• EXERCISE DESCRIPTION: Print only the lines from the top of the data through the line with "const xTickLabels = ['1955','1965','1975','1985','1995','2005'];", both included, skipping every picture.

----------

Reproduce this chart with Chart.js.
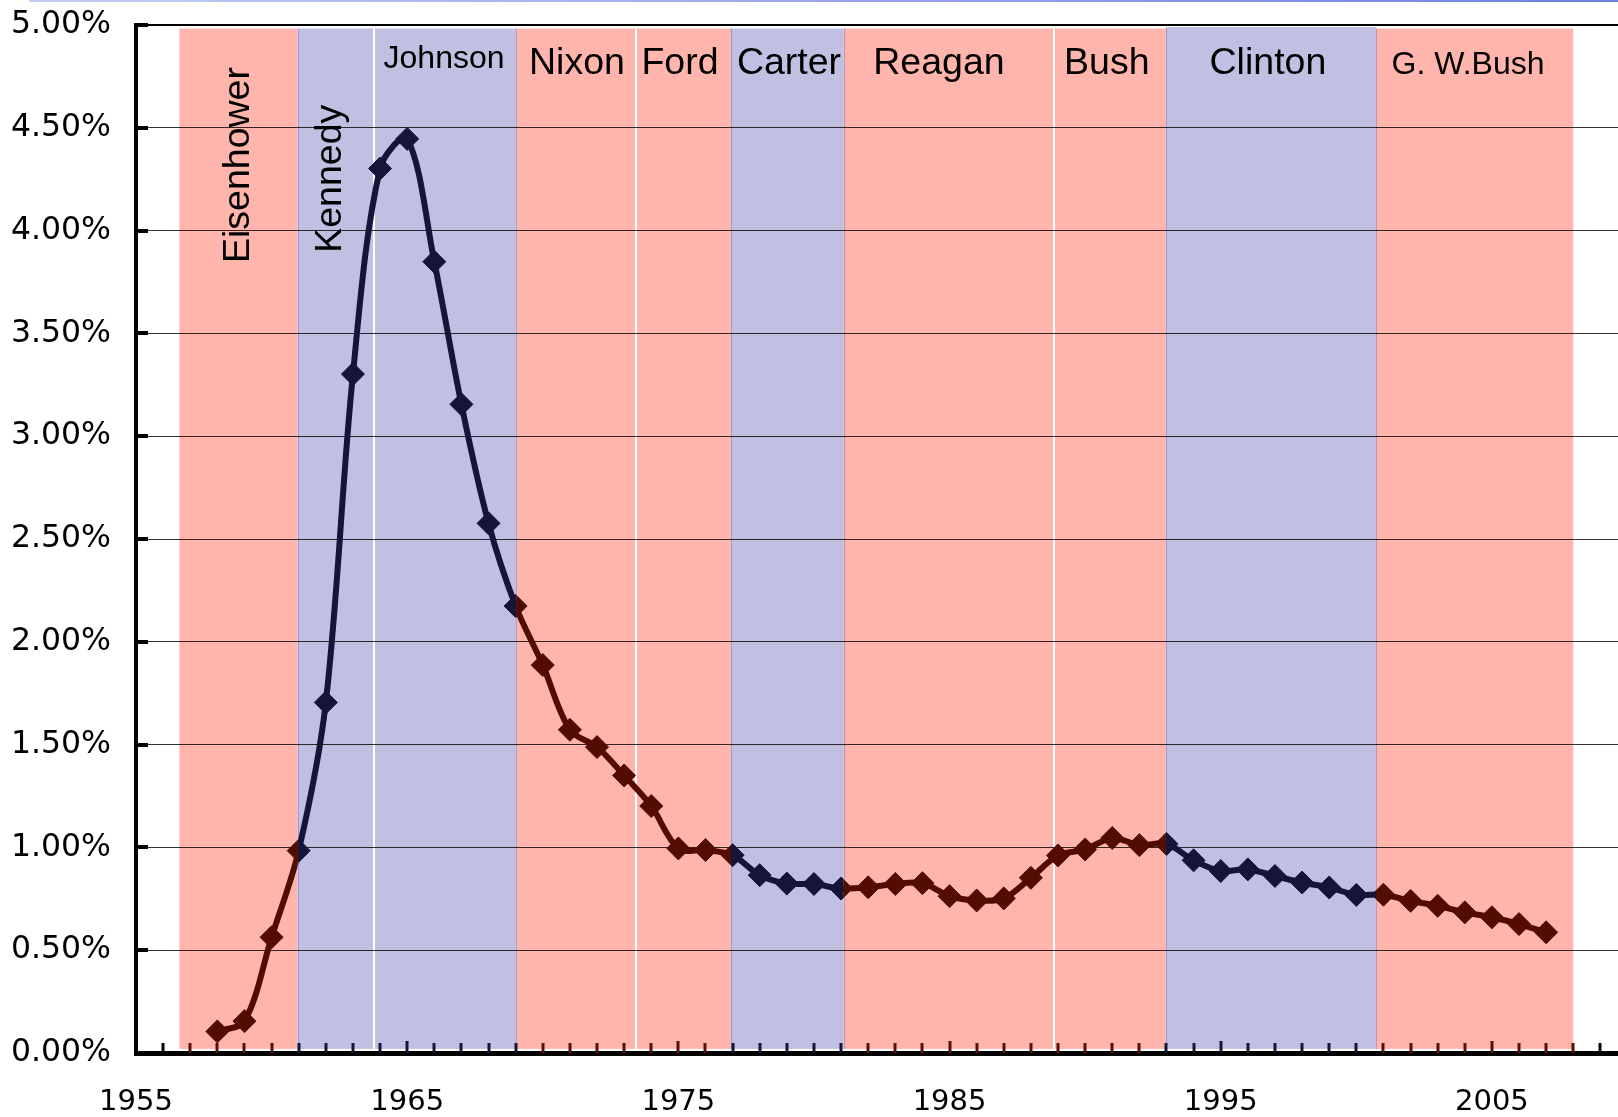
<!DOCTYPE html>
<html>
<head>
<meta charset="utf-8">
<script src="https://cdn.jsdelivr.net/npm/chart.js@4.4.1/dist/chart.umd.min.js"></script>
<style>
html,body{margin:0;padding:0;background:#fff;}
canvas{display:block;}
</style>
</head>
<body>
<canvas id="c" width="1618" height="1117"></canvas>
<script>
// ---- data ----
const years = [1958,1959,1960,1961,1962,1963,1964,1965,1966,1967,1968,1969,1970,1971,1972,1973,1974,1975,1976,1977,1978,1979,1980,1981,1982,1983,1984,1985,1986,1987,1988,1989,1990,1991,1992,1993,1994,1995,1996,1997,1998,1999,2000,2001,2002,2003,2004,2005,2006,2007];
const rates = [0.105,0.155,0.563,0.984,1.705,3.302,4.302,4.446,3.849,3.155,2.576,2.174,1.887,1.572,1.488,1.350,1.201,0.995,0.987,0.962,0.865,0.824,0.822,0.800,0.806,0.822,0.826,0.763,0.742,0.752,0.852,0.961,0.990,1.046,1.011,1.017,0.937,0.885,0.893,0.861,0.829,0.805,0.769,0.770,0.740,0.716,0.684,0.660,0.627,0.587];

const presidents = ['Eisenhower','Kennedy','Johnson','Nixon','Ford','Carter','Reagan','Bush','Clinton','G. W.Bush'];
const parties    = ['R','D','D','R','R','D','R','R','D','R'];
const termStart  = [1956.60,1960.96,1963.78,1969.03,1973.44,1976.94,1981.10,1988.87,1992.98,2000.73];
const termEnd    = [1960.96,1963.78,1969.03,1973.44,1976.94,1981.10,1988.87,1992.98,2000.73,2008.00];

const yTickValues = [0,0.5,1,1.5,2,2.5,3,3.5,4,4.5,5];
const yTickLabels = ['0.00%','0.50%','1.00%','1.50%','2.00%','2.50%','3.00%','3.50%','4.00%','4.50%','5.00%'];
const xTickValues = [1955,1965,1975,1985,1995,2005];
const xTickLabels = ['1955','1965','1975','1985','1995','2005'];

// ---- styling ----
const RED_BAND = '#ffb5ab';
const BLUE_BAND = '#c0c0e2';
const RED_LINE = '#520c00';
const BLUE_LINE = '#15153a';
const X_MIN = 1955, X_MAX = 2009.65;

const labelLayout = {
  'Eisenhower': {x:1959.17, y:4.319, rot:true,  size:37.5},
  'Kennedy':    {x:1962.56, y:4.252, rot:true,  size:37.5},
  'Johnson':    {x:1966.36, y:4.791, rot:false, size:32},
  'Nixon':      {x:1971.26, y:4.762, rot:false, size:37.5},
  'Ford':       {x:1975.06, y:4.762, rot:false, size:37.5},
  'Carter':     {x:1979.08, y:4.762, rot:false, size:37.5},
  'Reagan':     {x:1984.61, y:4.762, rot:false, size:37.5},
  'Bush':       {x:1990.80, y:4.762, rot:false, size:37.5},
  'Clinton':    {x:1996.74, y:4.762, rot:false, size:37.5},
  'G. W.Bush':  {x:2004.12, y:4.762, rot:false, size:32}
};
const bandTopValue = p => p === 'Clinton' ? 4.99 : 4.983;
const bandBottomValue = 0.02;

function partyAt(year){
  for (let i=0;i<termStart.length;i++){ if (year>=termStart[i] && year<=termEnd[i]) return parties[i]; }
  return null;
}

const bandsPlugin = {
  id:'bands',
  beforeDraw(chart){
    const {ctx, scales:{x,y}} = chart;
    ctx.save();
    const g = ctx.createLinearGradient(29,0,1618,0);
    g.addColorStop(0,'#c4cbf3'); g.addColorStop(1,'#7080e2');
    ctx.fillStyle = g; ctx.fillRect(29,0,1618-29,2);
    for (let i=0;i<presidents.length;i++){
      const x0 = x.getPixelForValue(termStart[i]), x1 = x.getPixelForValue(termEnd[i]);
      const y0 = y.getPixelForValue(bandTopValue(presidents[i])), y1 = y.getPixelForValue(bandBottomValue);
      ctx.fillStyle = parties[i]==='R' ? RED_BAND : BLUE_BAND;
      ctx.fillRect(x0, y0, x1-x0, y1-y0);
    }
    for (let i=1;i<presidents.length;i++){
      const bx = Math.round(x.getPixelForValue(termStart[i]));
      const y0 = y.getPixelForValue(Math.min(bandTopValue(presidents[i]),bandTopValue(presidents[i-1])));
      const y1 = y.getPixelForValue(bandBottomValue);
      if (parties[i]===parties[i-1]){
        ctx.fillStyle = '#ffffff'; ctx.fillRect(bx-1, y0, 2, y1-y0);
      } else {
        ctx.fillStyle = 'rgba(120,100,175,0.45)'; ctx.fillRect(bx, y0, 1, y1-y0);
      }
    }
    ctx.restore();
  },
  beforeDatasetsDraw(chart){
    const {ctx, scales:{x,y}} = chart;
    ctx.save();
    ctx.fillStyle = '#000';
    presidents.forEach(name=>{
      const L = labelLayout[name];
      const px = x.getPixelForValue(L.x), py = y.getPixelForValue(L.y);
      ctx.font = L.size + 'px "Liberation Sans", Arial, sans-serif';
      ctx.textAlign = 'center';
      ctx.textBaseline = 'alphabetic';
      if (L.rot){
        ctx.save(); ctx.translate(px, py); ctx.rotate(-Math.PI/2);
        ctx.fillText(name, 0, 0); ctx.restore();
      } else {
        ctx.fillText(name, px, py);
      }
    });
    ctx.fillStyle = '#000';
    const ax = chart.chartArea.left;
    yTickValues.forEach(v=>{
      const py = Math.round(y.getPixelForValue(v));
      ctx.fillRect(ax, py-2, 12, 4);
    });
    const by = chart.chartArea.bottom;
    for (let yr=Math.ceil(X_MIN)+1; yr<=Math.floor(X_MAX); yr++){
      const px = Math.round(x.getPixelForValue(yr));
      const p = partyAt(yr);
      ctx.fillStyle = p==='R' ? '#5a1008' : (p==='D' ? '#15153a' : '#000');
      const h = (yr % 10 === 5) ? 12 : 10;
      ctx.fillRect(px-1.5, by-h, 3, h);
    }
    ctx.restore();
  }
};

const clipPlugin = {
  id:'partyClip',
  beforeDatasetDraw(chart, args){
    const ds = chart.data.datasets[args.index];
    const {ctx, scales:{x}} = chart;
    ctx.save();
    ctx.beginPath();
    for (let i=0;i<presidents.length;i++){
      if (parties[i]!==ds.party) continue;
      const x0 = x.getPixelForValue(termStart[i]), x1 = x.getPixelForValue(termEnd[i]);
      ctx.rect(x0, 0, x1-x0, chart.height);
    }
    ctx.clip();
  },
  afterDatasetDraw(chart){
    chart.ctx.restore();
  }
};

const points = years.map((yr,i)=>({x:yr, y:rates[i]}));
function seriesFor(party, color){
  return {
    label: party==='R' ? 'Republican' : 'Democratic',
    party: party,
    data: points,
    borderColor: color,
    backgroundColor: color,
    borderWidth: 6,
    tension: 0.33,
    fill: false,
    clip: false,
    pointStyle: 'rectRot',
    pointRadius: 11.5,
    pointHoverRadius: 11.5,
    pointBorderWidth: 1,
    pointBackgroundColor: color,
    pointBorderColor: color
  };
}

new Chart(document.getElementById('c'), {
  type:'line',
  data:{ datasets:[ seriesFor('R', RED_LINE), seriesFor('D', BLUE_LINE) ] },
  plugins:[bandsPlugin, clipPlugin],
  options:{
    responsive:false,
    animation:false,
    devicePixelRatio:1,
    events:[],
    layout:{ autoPadding:false, padding:{ top:25, right:0, left:0, bottom:0 } },
    plugins:{ legend:{display:false}, tooltip:{enabled:false} },
    scales:{
      x:{
        type:'linear', min:X_MIN, max:X_MAX,
        afterBuildTicks(s){ s.ticks = xTickValues.map(v=>({value:v})); },
        afterFit(s){ s.height = 64; s.paddingLeft = 0; s.paddingRight = 0; },
        grid:{ display:false, drawTicks:false },
        border:{ display:true, width:5, color:'#000' },
        ticks:{
          autoSkip:false, maxRotation:0, includeBounds:false, padding:32,
          color:'#000', font:{ family:'"DejaVu Sans", Verdana, sans-serif', size:29 },
          callback:(v,i)=>xTickLabels[i]
        }
      },
      y:{
        type:'linear', min:0, max:5,
        afterBuildTicks(s){ s.ticks = yTickValues.map(v=>({value:v})); },
        afterFit(s){ s.width = 136; s.paddingTop = 0; s.paddingBottom = 0; },
        grid:{
          drawTicks:false,
          color:(c)=> c.tick && c.tick.value===5 ? '#000' : 'rgba(0,0,0,0.8)',
          lineWidth:(c)=> c.tick && c.tick.value===5 ? 2 : 1
        },
        border:{ display:true, width:4, color:'#000' },
        ticks:{
          padding:25, color:'#000',
          font:{ family:'"DejaVu Sans", Verdana, sans-serif', size:31.5 },
          callback:(v,i)=>yTickLabels[i]
        }
      }
    }
  }
});
</script>
</body>
</html>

----------

• WRITTEN SOLUTION:
Reproduce this chart with Chart.js.
<!DOCTYPE html>
<html>
<head>
<meta charset="utf-8">
<script src="https://cdn.jsdelivr.net/npm/chart.js@4.4.1/dist/chart.umd.min.js"></script>
<style>
html,body{margin:0;padding:0;background:#fff;}
canvas{display:block;}
</style>
</head>
<body>
<canvas id="c" width="1618" height="1117"></canvas>
<script>
// ---- data ----
const years = [1958,1959,1960,1961,1962,1963,1964,1965,1966,1967,1968,1969,1970,1971,1972,1973,1974,1975,1976,1977,1978,1979,1980,1981,1982,1983,1984,1985,1986,1987,1988,1989,1990,1991,1992,1993,1994,1995,1996,1997,1998,1999,2000,2001,2002,2003,2004,2005,2006,2007];
const rates = [0.105,0.155,0.563,0.984,1.705,3.302,4.302,4.446,3.849,3.155,2.576,2.174,1.887,1.572,1.488,1.350,1.201,0.995,0.987,0.962,0.865,0.824,0.822,0.800,0.806,0.822,0.826,0.763,0.742,0.752,0.852,0.961,0.990,1.046,1.011,1.017,0.937,0.885,0.893,0.861,0.829,0.805,0.769,0.770,0.740,0.716,0.684,0.660,0.627,0.587];

const presidents = ['Eisenhower','Kennedy','Johnson','Nixon','Ford','Carter','Reagan','Bush','Clinton','G. W.Bush'];
const parties    = ['R','D','D','R','R','D','R','R','D','R'];
const termStart  = [1956.60,1960.96,1963.78,1969.03,1973.44,1976.94,1981.10,1988.87,1992.98,2000.73];
const termEnd    = [1960.96,1963.78,1969.03,1973.44,1976.94,1981.10,1988.87,1992.98,2000.73,2008.00];

const yTickValues = [0,0.5,1,1.5,2,2.5,3,3.5,4,4.5,5];
const yTickLabels = ['0.00%','0.50%','1.00%','1.50%','2.00%','2.50%','3.00%','3.50%','4.00%','4.50%','5.00%'];
const xTickValues = [1955,1965,1975,1985,1995,2005];
const xTickLabels = ['1955','1965','1975','1985','1995','2005'];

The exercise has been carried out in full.